Lars Ulrich: The greatest thing that happened to this band is, more or less, all four of us became parents around the same time. So, what is it that happens when you become parents? You stop prioritizing yourself and you start prioritizing other people. As you become parents and you stop taking it all so seriously, you start becoming more comfortable with the human side of all this. Twenty years ago, we would come off stage and argue and finger wag each other, "You fucked up on song three! And that song was too fast! And you did this wrong!" All this type of stuff. Now we don't take it so seriously. Every day you go out and play your best, and do what you can. But we're humans and we're proud of that.





What inspired the idea to shoot this movie in IMAX 3D?
Well, 3D, nowadays, as you know, can be pretty cheesy—like, here I am sticking my yogurt spoon in your face. That kind of nonsense. The 3D element is really about immersion and being onstage and being a part of the concert rather than watching. When it was time to do this movie we thought that if we could add that element to it then it would make it more interesting. You know us—we always try to see what we can do to reinvent the wheel.

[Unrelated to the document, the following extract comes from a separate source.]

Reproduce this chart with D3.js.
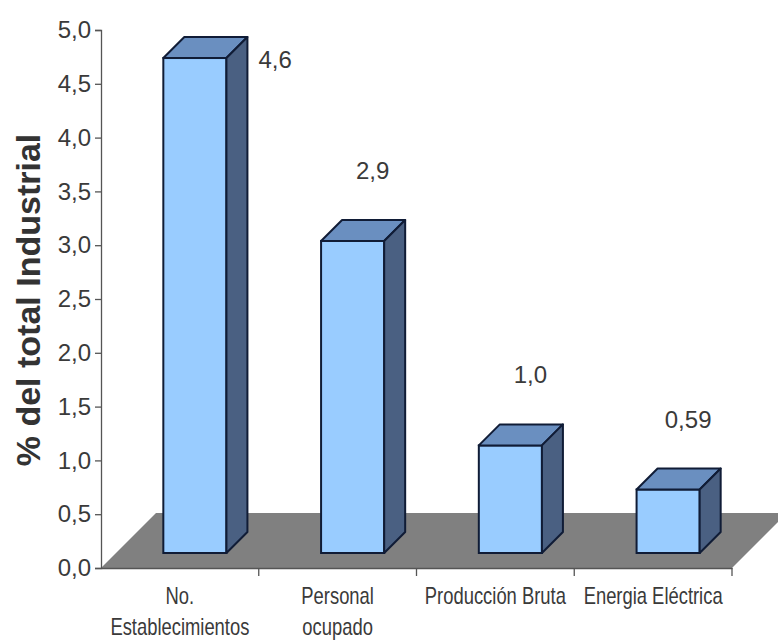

Did the director Nimrod Antal come up with the idea to mash up what are basically two different movies?
He’s the one who dreamt up the story of Trip. We knew we had a partner with him right away because he just had that mad Hungarian look in his eyes and it was just kind of cool. The rest of it we just sort of made up as we went along with all the people around us pulling out what hair they had left out. This was a very, very impulsive undertaking. Making movies is a very different beast than making a record. You have to do a lot of planning. There was nothing that was fucking planned around here. We were making this shit up as we were going along more than ever.
It seems a lot of people like the concert footage but aren’t so sure about the narrative you weave through it.
I think ultimately what happened was the reason Some Kind of Monster  resonated with so many people was because there was this dramatic arc to it that nobody could have ever predicted. It wasn't really about a rock and roll band. It's a movie about relationships. It feels like with the crop of new movies coming out—I don't want to be disrespectful to anyone—but the Justin Bieber and Katy Perry and Miley Cyrus and all those movies were like, here we are onstage and here's some backstage footage and us getting out of a limo or out a plane or prayer circles or whatever it is. We just felt there's got to be something else you can do. With Some Kind of Monster it felt like there was a story there. So there's a story that's kind of interweaved in here.





The film ends with a bit of a cliffhanger. What can you tell us about it without spoiling it for those who haven’t seen it?
My favorite thing is at least every other interviewer asks, "So what's in the bag?" I have no fucking idea. The only person who knows what's in the bag is Dane DeHaan. I've got a feeling he may not tell. He may take that to his grave.